To implement this activity, simply divide your students into smaller groups and have them sit in a circle. Pose a problem or a question about a topic, such as “What do you know about the different ecosystems…?” and have your students go around in the circle saying the first thing that pops into their minds when hearing the question.
These are short, sentence-long responses, and students are expected to go around in the circle and generate as many quick responses as they can think of in a set amount of time. At the end of the round robin session the teacher and students can then share their discoveries with the rest of the class.
A key point to note for this activity is to make sure that students aren’t judged or criticized for their responses by others – this should be a positive and inclusive environment where everyone feels welcome to share their thoughts, no matter if they are incorrect or not.
Now that we have gone over some of the best cooperative learning strategies for your students to practice, it’s time to bring them to life in your classroom:
- When introducing cooperative learning strategies to your classroom, remember to first set a positive atmosphere for your students, so that they feel comfortable coming to you with any problems or concerns.

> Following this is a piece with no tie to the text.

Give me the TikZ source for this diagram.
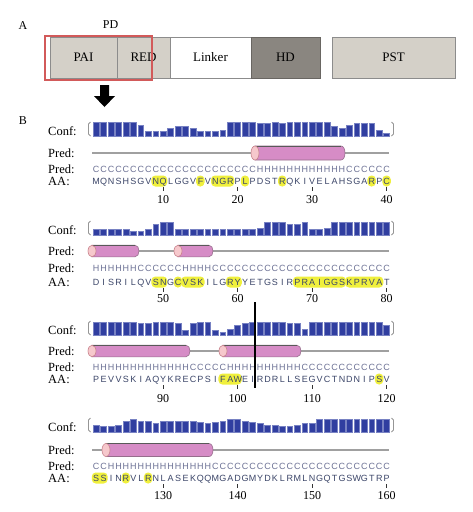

- When you create an uplifting learning environment, it will encourage everyone to speak up and to voice their own opinions, staying engaged in the classroom. It also builds trust between the teacher and the students.

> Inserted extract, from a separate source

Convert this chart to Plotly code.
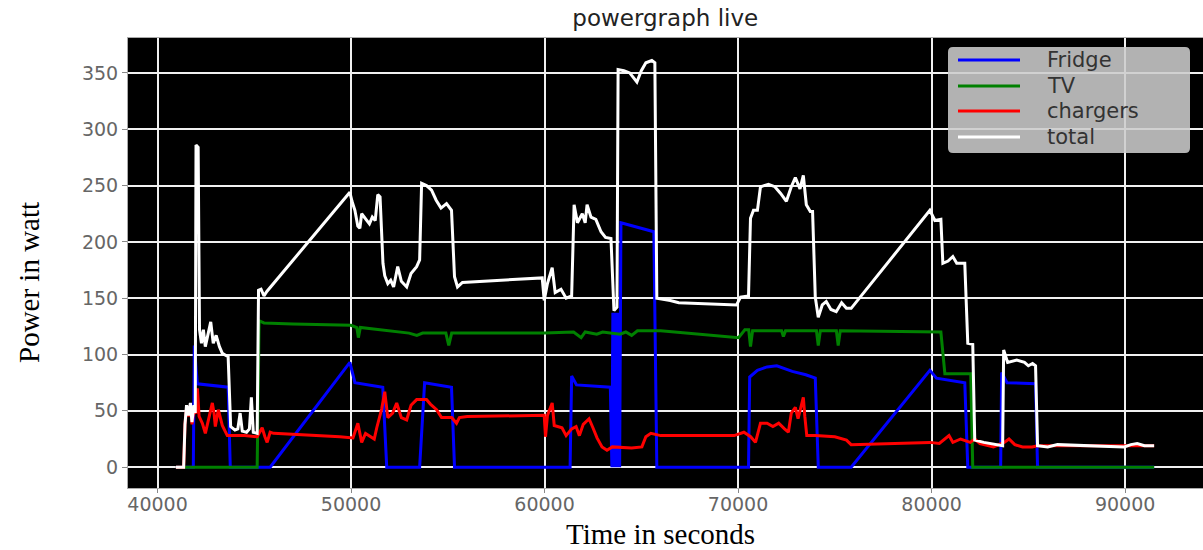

- Establish some classroom rules to make sure students stay on track and that they are respecting each other. Group work involves putting yourself out there, being vulnerable, and possibly stepping outside your comfort zone… you will want to ensure that students feel comfortable and appreciated in their learning environment.
- Make sure you clearly outline what each students’ role is in the different cooperative learning activities. Set expectations of what is required from every student and establish what the group learning goals are. This will ensure that students don’t go off topic and are focused on the task at hand.
- Decide what kinds of assessments (if any) that you want to include in the different cooperative learning strategies, and let your students know how you will be evaluating them in these activities.
Traditional teaching methods are lacking in the ability to engage every student, which makes the ongoing practice of collaborative learning highly imperative to teaching in the classroom today.
“When students are actively engaged, they pay attention, they’re motivated, they learn more, and the learning sticks.” – Dr. Spencer Kagan
Active brain imaging scans have discovered that students are more engaged with working together then when working in solitude. These positive findings show that cooperative learning strategies are something that teachers should focus on introducing to their class to yield better student learning outcomes.
Ultimately, these cooperative learning strategies are about keeping all students engaged at once and promoting teamwork within the classroom. Student participation should be equal, and each student is held accountable for their individual contributions with these cooperative learning strategies.
These tactics not only help students with the learning process, but they also set up students for the future in other areas of their lives. Cooperative learning strategies will help students develop stronger relationships with others, as these tactics teach valuable communication skills.
Social interactions are all around us, and it’s important to be able to leverage these connections by knowing how to interact and work with others.